The key to this scenario is keeping steady pressure on the French forces and consistently outscoring the enemy each turn. (Did I mention you start at a 4 point deficit?) There are many reinforcement cards for you in the deck, but it’s not a guarantee that you’ll see a lot of them–fortunes of war, and all that. However, you will see a few. Your game plan is all about building up large enough armies that you are relatively free to operate without French interference, and then lumber north, building up your supply lines as you go, for a strike against the heart of New France. The French have the benefit of short interior lines and a lot of speedy river movement, but if you can put pressure on them at two places, they won’t have enough forces to defeat you in both of those theaters.

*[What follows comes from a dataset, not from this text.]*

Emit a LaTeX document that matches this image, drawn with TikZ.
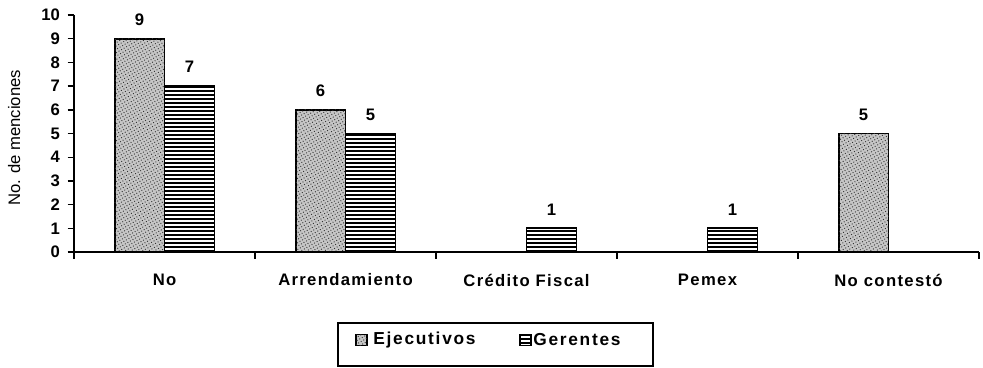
\documentclass[tikz,border=0pt]{standalone}
\usepackage{fontspec}
\setmainfont{Liberation Sans}
\usetikzlibrary{patterns.meta}
\tikzset{ej/.style={draw,line width=1.4pt,fill=gray!45,
            postaction={pattern={Dots[distance=2.2pt,radius=0.5pt,angle=30]},pattern color=black!80}},
         ge/.style={draw,line width=1.4pt,fill=white,
            postaction={pattern={Lines[angle=0,distance=3pt,line width=1pt]}}},
         val/.style={font=\fontsize{12.5}{14}\selectfont\bfseries,inner sep=0pt},
         ylab/.style={font=\fontsize{12.5}{14}\selectfont\bfseries,inner sep=0pt,anchor=east},
         cat/.style={font=\fontsize{12.5}{14}\selectfont\bfseries\addfontfeature{LetterSpace=8},inner sep=0pt},
         leg/.style={font=\fontsize{13}{15}\selectfont\bfseries\addfontfeature{LetterSpace=10},inner sep=0pt,anchor=west}}

\begin{document}
\begin{tikzpicture}[x=135.75pt,y=17.78pt]
\useasboundingbox (-0.409,-4.852) rectangle (5.022,10.633);
% bars
\draw[ej] (0.224,0) rectangle (0.5,9);
\draw[ge] (0.5,0) rectangle (0.776,7);
\draw[ej] (1.224,0) rectangle (1.5,6);
\draw[ge] (1.5,0) rectangle (1.776,5);
\draw[ge] (2.5,0) rectangle (2.776,1);
\draw[ge] (3.5,0) rectangle (3.776,1);
\draw[ej] (4.224,0) rectangle (4.5,5);
% values
\node[val] at (0.362,9.8)(v1){9};
\node[val] at (0.638,7.8)(v2){7};
\node[val] at (1.362,6.8)(v3){6};
\node[val] at (1.638,5.8)(v4){5};
\node[val] at (2.638,1.8)(v5){1};
\node[val] at (3.638,1.8)(v6){1};
\node[val] at (4.362,5.8)(v7){5};
% axes
\draw[line width=1.3pt] (0,10) -- (0,0) -- (5,0);
\foreach \y in {0,...,10}
  {\draw[line width=1.1pt] (-0.035,\y) -- (0,\y);
   \node[ylab] at (-0.077,\y)(t\y){\y};}
\foreach \x in {0,...,5}
  \draw[line width=1.1pt] (\x,0) -- (\x,-0.28);
\node[rotate=90,font=\fontsize{12.5}{14}\selectfont,inner sep=0pt] at (-0.331,4.81)(yl){No. de menciones};
% categories
\node[cat] at (0.5,-1.18)(c1){No};
\node[cat] at (1.5,-1.18)(c2){Arrendamiento};
\node[cat] at (2.5,-1.18)(c3){Crédito Fiscal};
\node[cat] at (3.5,-1.18)(c4){Pemex};
\node[cat] at (4.5,-1.18)(c5){No contestó};
% legend
\draw[line width=1.1pt] (1.459,-3.0) rectangle (3.199,-4.81);
\draw[ej,line width=1pt] (1.558,-3.47) rectangle (1.619,-3.95);
\node[leg] at (1.652,-3.71)(l1){Ejecutivos};
\draw[ge,line width=1pt] (2.464,-3.47) rectangle (2.525,-3.95);
\node[leg] at (2.536,-3.71)(l2){Gerentes};
\end{tikzpicture}
\end{document}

There are three key routes to get at the enemy. The easternmost is the difficult and dangerous amphibious route through Louisbourg. The central route is the Hudson Corridor, and the western is up the Ohio River. Often a medium-sized British army is enough in the Ohio region (12-16 strength points) as long as you have some rangers to support them. (I tend to favor this route whenever possible.)

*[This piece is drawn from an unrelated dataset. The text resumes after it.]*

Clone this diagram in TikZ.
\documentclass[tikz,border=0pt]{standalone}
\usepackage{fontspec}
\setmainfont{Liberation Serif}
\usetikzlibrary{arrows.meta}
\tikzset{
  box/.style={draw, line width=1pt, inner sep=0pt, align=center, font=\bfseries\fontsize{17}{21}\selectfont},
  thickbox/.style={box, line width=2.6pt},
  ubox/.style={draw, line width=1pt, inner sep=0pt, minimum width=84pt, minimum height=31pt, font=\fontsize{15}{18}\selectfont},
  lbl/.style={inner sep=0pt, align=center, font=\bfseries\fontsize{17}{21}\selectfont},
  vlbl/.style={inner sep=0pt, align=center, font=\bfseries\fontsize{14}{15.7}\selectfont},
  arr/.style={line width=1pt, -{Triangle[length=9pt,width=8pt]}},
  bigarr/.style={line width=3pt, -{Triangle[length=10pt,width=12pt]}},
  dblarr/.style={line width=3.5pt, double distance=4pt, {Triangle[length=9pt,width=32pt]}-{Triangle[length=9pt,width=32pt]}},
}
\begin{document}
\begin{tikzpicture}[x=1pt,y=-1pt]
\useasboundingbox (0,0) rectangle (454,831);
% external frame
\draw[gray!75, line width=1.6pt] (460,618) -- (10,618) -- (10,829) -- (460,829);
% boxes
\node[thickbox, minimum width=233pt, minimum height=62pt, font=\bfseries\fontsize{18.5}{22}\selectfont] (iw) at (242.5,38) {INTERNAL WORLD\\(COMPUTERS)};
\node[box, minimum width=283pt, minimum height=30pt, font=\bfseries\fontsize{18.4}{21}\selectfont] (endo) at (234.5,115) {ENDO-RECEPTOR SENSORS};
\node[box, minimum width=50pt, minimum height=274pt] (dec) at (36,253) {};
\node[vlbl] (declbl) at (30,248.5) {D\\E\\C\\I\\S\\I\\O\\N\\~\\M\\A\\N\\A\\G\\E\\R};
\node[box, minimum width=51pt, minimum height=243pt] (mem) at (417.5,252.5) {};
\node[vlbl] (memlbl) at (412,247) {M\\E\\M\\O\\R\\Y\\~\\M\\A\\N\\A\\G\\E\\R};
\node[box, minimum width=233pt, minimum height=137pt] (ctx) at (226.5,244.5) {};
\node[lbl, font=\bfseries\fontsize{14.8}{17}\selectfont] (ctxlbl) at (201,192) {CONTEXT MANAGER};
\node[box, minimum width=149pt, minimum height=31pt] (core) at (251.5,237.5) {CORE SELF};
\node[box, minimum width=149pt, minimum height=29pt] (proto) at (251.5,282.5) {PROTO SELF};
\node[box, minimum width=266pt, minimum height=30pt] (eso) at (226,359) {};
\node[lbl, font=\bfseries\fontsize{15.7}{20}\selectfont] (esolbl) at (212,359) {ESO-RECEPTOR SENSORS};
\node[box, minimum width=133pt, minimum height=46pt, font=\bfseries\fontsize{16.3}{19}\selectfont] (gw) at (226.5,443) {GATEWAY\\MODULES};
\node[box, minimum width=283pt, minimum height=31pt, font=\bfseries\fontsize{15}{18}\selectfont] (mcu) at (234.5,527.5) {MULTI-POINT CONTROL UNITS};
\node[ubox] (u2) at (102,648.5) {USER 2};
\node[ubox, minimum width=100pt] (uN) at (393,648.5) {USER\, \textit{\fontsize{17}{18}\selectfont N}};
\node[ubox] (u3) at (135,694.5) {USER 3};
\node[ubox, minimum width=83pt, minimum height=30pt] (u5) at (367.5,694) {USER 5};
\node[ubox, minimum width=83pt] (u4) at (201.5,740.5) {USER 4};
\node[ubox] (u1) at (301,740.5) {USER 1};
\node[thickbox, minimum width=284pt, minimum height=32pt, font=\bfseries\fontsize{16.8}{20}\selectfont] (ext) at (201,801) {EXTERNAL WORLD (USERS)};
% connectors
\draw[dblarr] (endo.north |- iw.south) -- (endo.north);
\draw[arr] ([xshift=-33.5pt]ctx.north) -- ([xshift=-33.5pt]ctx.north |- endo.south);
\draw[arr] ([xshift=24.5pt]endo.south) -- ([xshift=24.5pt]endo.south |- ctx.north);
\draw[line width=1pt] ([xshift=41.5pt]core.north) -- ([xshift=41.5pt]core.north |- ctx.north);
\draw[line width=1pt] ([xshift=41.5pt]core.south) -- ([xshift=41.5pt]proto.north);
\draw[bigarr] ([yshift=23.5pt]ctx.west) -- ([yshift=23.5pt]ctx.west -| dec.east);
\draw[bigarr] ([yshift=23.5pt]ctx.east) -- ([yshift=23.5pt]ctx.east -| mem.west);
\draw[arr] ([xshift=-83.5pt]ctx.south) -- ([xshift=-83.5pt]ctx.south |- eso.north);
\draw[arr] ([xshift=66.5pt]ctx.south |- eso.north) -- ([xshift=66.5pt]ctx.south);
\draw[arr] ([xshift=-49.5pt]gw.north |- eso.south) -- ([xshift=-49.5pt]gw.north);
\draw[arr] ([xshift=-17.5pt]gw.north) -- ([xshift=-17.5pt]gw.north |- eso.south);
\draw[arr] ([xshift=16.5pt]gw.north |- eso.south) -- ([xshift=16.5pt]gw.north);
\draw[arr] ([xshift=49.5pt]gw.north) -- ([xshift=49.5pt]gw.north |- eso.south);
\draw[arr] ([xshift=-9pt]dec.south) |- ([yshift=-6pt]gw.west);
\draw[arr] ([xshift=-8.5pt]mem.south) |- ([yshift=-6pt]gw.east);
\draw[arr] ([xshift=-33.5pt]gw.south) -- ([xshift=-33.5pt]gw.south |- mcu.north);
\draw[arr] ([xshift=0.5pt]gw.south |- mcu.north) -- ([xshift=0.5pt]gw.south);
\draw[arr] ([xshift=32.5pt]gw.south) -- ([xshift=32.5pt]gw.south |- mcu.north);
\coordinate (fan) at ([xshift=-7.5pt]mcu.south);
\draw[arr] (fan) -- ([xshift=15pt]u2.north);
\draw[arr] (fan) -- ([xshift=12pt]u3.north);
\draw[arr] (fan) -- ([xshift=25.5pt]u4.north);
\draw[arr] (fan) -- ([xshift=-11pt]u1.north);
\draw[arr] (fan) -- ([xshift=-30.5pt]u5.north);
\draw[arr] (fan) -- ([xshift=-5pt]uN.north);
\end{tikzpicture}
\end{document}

For the British, your first moves are heavily dependent on what cards you get; a hand with no “3s” can really slow you down. In all likelihood, the French will come south to lay siege to Hudson Carry North. If you’ve got the cards to move a large army up there, by all means defend it. But if not, it’s probably time to destroy it on your own (-1 VP) and bring in reinforcements.

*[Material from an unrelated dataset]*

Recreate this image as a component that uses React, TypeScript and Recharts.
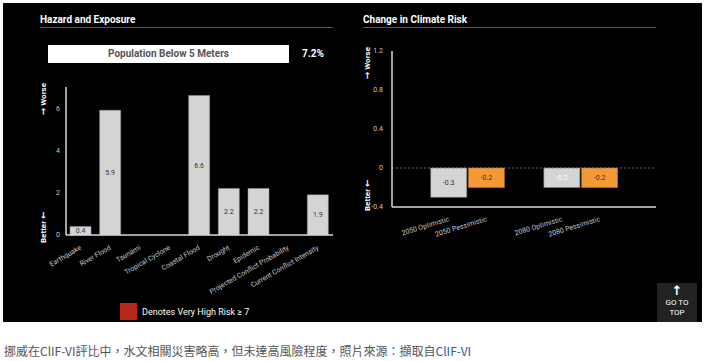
import React from 'react';
import { BarChart, Bar, XAxis, YAxis, Cell, LabelList, ReferenceLine } from 'recharts';

const hazardCategories = ['Earthquake', 'River Flood', 'Tsunami', 'Tropical Cyclone', 'Coastal Flood', 'Drought', 'Epidemic', 'Projected Conflict Probability', 'Current Conflict Intensity'];
const hazardValues = [0.4, 5.9, 0, 0, 6.6, 2.2, 2.2, 0, 1.9];
const hazardTicks = [0, 2, 4, 6];

const riskCategories = ['', '2050 Optimistic', '2050 Pessimistic', ' ', '2080 Optimistic', '2080 Pessimistic', '  '];
const riskValues: (number | null)[] = [null, -0.3, -0.2, null, -0.2, -0.2, null];
const riskScenario = ['', 'optimistic', 'pessimistic', '', 'optimistic', 'pessimistic', ''];
const riskTicks = [-0.4, 0, 0.4, 0.8, 1.2];

const populationLabel = 'Population Below 5 Meters';
const populationValue = '7.2%';

const hazardData = hazardCategories.map((name, i) => ({ name, value: hazardValues[i] }));
const riskData = riskCategories.map((name, i) => ({ name, value: riskValues[i], scenario: riskScenario[i] }));

const FONT = 'Roboto, "Noto Sans", sans-serif';
const ARROW_FONT = '"DejaVu Sans", sans-serif';
const GRAY = '#d4d4d4';
const ORANGE = '#f39a36';
const AXIS = '#d8d8d8';

const LeftTick = (props: any) => {
  const { x, y, payload } = props;
  const tx = x + 1;
  const ty = y + 6;
  return (
    <text x={tx} y={ty} transform={`rotate(-30 ${tx} ${ty})`} textAnchor="end" fill="#c8c8c8" fontSize={7} fontFamily={FONT}>
      {payload.value}
    </text>
  );
};

const RightTick = (props: any) => {
  const { x, y, payload } = props;
  const tx = x + 1;
  const ty = y + 6;
  return (
    <text x={tx} y={ty} transform={`rotate(-17 ${tx} ${ty})`} textAnchor="end" fill="#c8c8c8" fontSize={7} fontFamily={FONT}>
      {payload.value}
    </text>
  );
};

const makeSideLabel = (dxBase: number, topOff: number, botOff: number) => (props: any) => {
  const vb = props.viewBox || {};
  const x0 = vb.x + dxBase;
  const yTop = vb.y + topOff;
  const yBot = vb.y + vb.height + botOff;
  return (
    <g>
      <text x={x0} y={yTop} transform={`rotate(-90 ${x0} ${yTop})`} textAnchor="end" fill="#fff" fontSize={8} fontWeight={700} fontFamily={FONT}>
        <tspan fontFamily={ARROW_FONT} fontSize={9}>→</tspan> Worse
      </text>
      <text x={x0} y={yBot} transform={`rotate(-90 ${x0} ${yBot})`} textAnchor="start" fill="#fff" fontSize={8} fontWeight={700} fontFamily={FONT}>
        Better <tspan fontFamily={ARROW_FONT} fontSize={9}>←</tspan>
      </text>
    </g>
  );
};

const HazardLabel = (props: any) => {
  const { x, y, width, height, value } = props;
  if (value === 0) {
    return (
      <text x={x + width / 2} y={y - 0.5} textAnchor="middle" fill="#777" fontSize={4} fontFamily={FONT}>
        0.0
      </text>
    );
  }
  return (
    <text x={x + width / 2} y={y + height / 2} dy={2.5} textAnchor="middle" fill="#333" fontSize={7} fontFamily={FONT}>
      {value}
    </text>
  );
};

const RiskLabel = (props: any) => {
  const { x, y, width, height, value, index } = props;
  if (value === null || value === undefined) return null;
  const fill = riskScenario[index] === 'pessimistic' ? '#fff' : '#333';
  return (
    <text x={x + width / 2} y={y + height / 2} dy={2.5} textAnchor="middle" fill={fill} fontSize={7} fontFamily={FONT}>
      {value}
    </text>
  );
};

export default function App() {
  return (
    <div style={{ position: 'absolute', left: 0, top: 0, width: 709, height: 361, background: '#fff', overflow: 'hidden', fontFamily: FONT }}>
      <div style={{ position: 'absolute', left: 3, top: 3, width: 699, height: 319, background: '#000' }} />

      {/* Left panel header */}
      <div style={{ position: 'absolute', left: 40, top: 14, color: '#fff', fontSize: 10, fontWeight: 700, lineHeight: '12px' }}>Hazard and Exposure</div>
      <div style={{ position: 'absolute', left: 40, top: 27, width: 293, height: 1, background: '#555' }} />
      <div style={{ position: 'absolute', left: 48, top: 45, width: 241, height: 18, background: '#fff', color: '#555', fontSize: 10, fontWeight: 700, lineHeight: '18px', textAlign: 'center' }}>
        {populationLabel}
      </div>
      <div style={{ position: 'absolute', left: 302, top: 48, color: '#fff', fontSize: 10, fontWeight: 700, lineHeight: '12px' }}>{populationValue}</div>

      {/* Right panel header */}
      <div style={{ position: 'absolute', left: 363, top: 14, color: '#fff', fontSize: 10, fontWeight: 700, lineHeight: '12px' }}>Change in Climate Risk</div>
      <div style={{ position: 'absolute', left: 363, top: 27, width: 293, height: 1, background: '#555' }} />

      {/* Left chart */}
      <div style={{ position: 'absolute', left: 0, top: 0 }}>
        <BarChart width={340} height={300} data={hazardData} margin={{ top: 87, right: 7, left: 36, bottom: 0 }} style={{ overflow: 'visible' }}>
          <XAxis dataKey="name" interval={0} height={65} tick={<LeftTick />} tickLine={false} axisLine={{ stroke: AXIS, strokeWidth: 1.5 }} />
          <YAxis
            type="number"
            domain={[0, 7]}
            ticks={hazardTicks}
            width={30}
            tickLine={false}
            tickMargin={0}
            axisLine={{ stroke: AXIS, strokeWidth: 1.5 }}
            tick={{ fill: '#c8c8c8', fontSize: 7, fontFamily: FONT }}
            label={{ content: makeSideLabel(10, -4, 8) } as any}
          />
          <Bar dataKey="value" fill={GRAY} stroke="#9a9a9a" strokeWidth={0.5} barSize={21} isAnimationActive={false}>
            <LabelList dataKey="value" content={<HazardLabel />} />
          </Bar>
        </BarChart>
      </div>

      {/* Right chart */}
      <div style={{ position: 'absolute', left: 355, top: 0 }}>
        <BarChart width={310} height={300} data={riskData} margin={{ top: 51, right: 9, left: 7, bottom: 0 }} style={{ overflow: 'visible' }}>
          <XAxis dataKey="name" interval={0} height={93} tick={<RightTick />} tickLine={false} axisLine={{ stroke: AXIS, strokeWidth: 1.5 }} />
          <YAxis
            type="number"
            domain={[-0.4, 1.2]}
            ticks={riskTicks}
            width={30}
            tickLine={false}
            tickMargin={3}
            axisLine={{ stroke: AXIS, strokeWidth: 1.5 }}
            tick={{ fill: '#c8c8c8', fontSize: 7, fontFamily: FONT }}
            label={{ content: makeSideLabel(8, -4, 4) } as any}
          />
          <ReferenceLine y={0} stroke="#888" strokeDasharray="2 2" strokeWidth={0.8} />
          <Bar dataKey="value" barSize={36} stroke="#8a8a8a" strokeWidth={0.5} isAnimationActive={false}>
            {riskData.map((d, i) => (
              <Cell key={i} fill={d.scenario === 'pessimistic' ? ORANGE : GRAY} stroke={d.scenario === 'pessimistic' ? '#c77a25' : '#8a8a8a'} />
            ))}
            <LabelList dataKey="value" content={<RiskLabel />} />
          </Bar>
        </BarChart>
      </div>

      {/* Legend */}
      <div style={{ position: 'absolute', left: 120, top: 303, width: 17, height: 17, background: '#b8271a' }} />
      <div style={{ position: 'absolute', left: 142, top: 306, color: '#fff', fontSize: 9, lineHeight: '12px' }}>Denotes Very High Risk ≥ 7</div>

      {/* Go to top */}
      <div style={{ position: 'absolute', left: 657, top: 283, width: 40, height: 39, background: '#222', color: '#fff', textAlign: 'center', fontSize: 8, lineHeight: '10px' }}>
        <div style={{ fontSize: 13, fontWeight: 700, lineHeight: '15px', fontFamily: ARROW_FONT }}>↑</div>
        <div>GO TO</div>
        <div>TOP</div>
      </div>

      {/* Caption */}
      <div style={{ position: 'absolute', left: 4, top: 343, color: '#555', fontSize: 12, lineHeight: '15px', fontFamily: '"Noto Sans CJK TC", "Noto Sans", sans-serif', whiteSpace: 'nowrap' }}>
        挪威在ClIF-VI評比中，水文相關災害略高，但未達高風險程度，照片來源：擷取自<span style={{ color: '#2b5aa8' }}>ClIF-VI</span>
      </div>
    </div>
  );
}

I’d suggest quickly building up border defenses in the Southern Department. Get your militia boxes filled if possible, and if you can, create a string of stockades with colonial troops placed at every other stockade. This will let you get intercept rolls with every infiltrating French unit that comes your way.
As stated above, go on the offensive early and try to pick two avenues of attack. If I pull good leaders early, I prefer the Ohio River Valley because the French will likely not want to send huge numbers of troops that way, and capturing Ohio Forks will net you an extra VP.
Keep Your Eyes Open For…
Head for Louisbourg if the French abandon it, but keep in mind that it’s best to attack the “Gibraltar of the New World” in the Early Season. That way, if things go wrong, you can have another go during the Late Season and hopefully avoid Winter Attrition. With an Amphibious Landing card and Coehorns and Howitzers or Surrender!, you can take it out quickly (though that will deplete your hand size).
Also, if you see French stockades or cultivated spaces that are being left unattended, go for them! Moving your precious auxiliaries away from your armies might seem foolish at first, but Rangers near the St. Lawrence River or approaching the Great Lakes will really mess up the French player’s day. Sometimes it’s fun to send a small Indian/Provincial force with Johnson into the Great Lakes region to accomplish this.
Last, be aware of your supply lines and keep them safe from French raiders. There’s nothing worse than approaching Montreal, only to realize that the Iroquois just torched your link to ample supplies of hardtack and grog!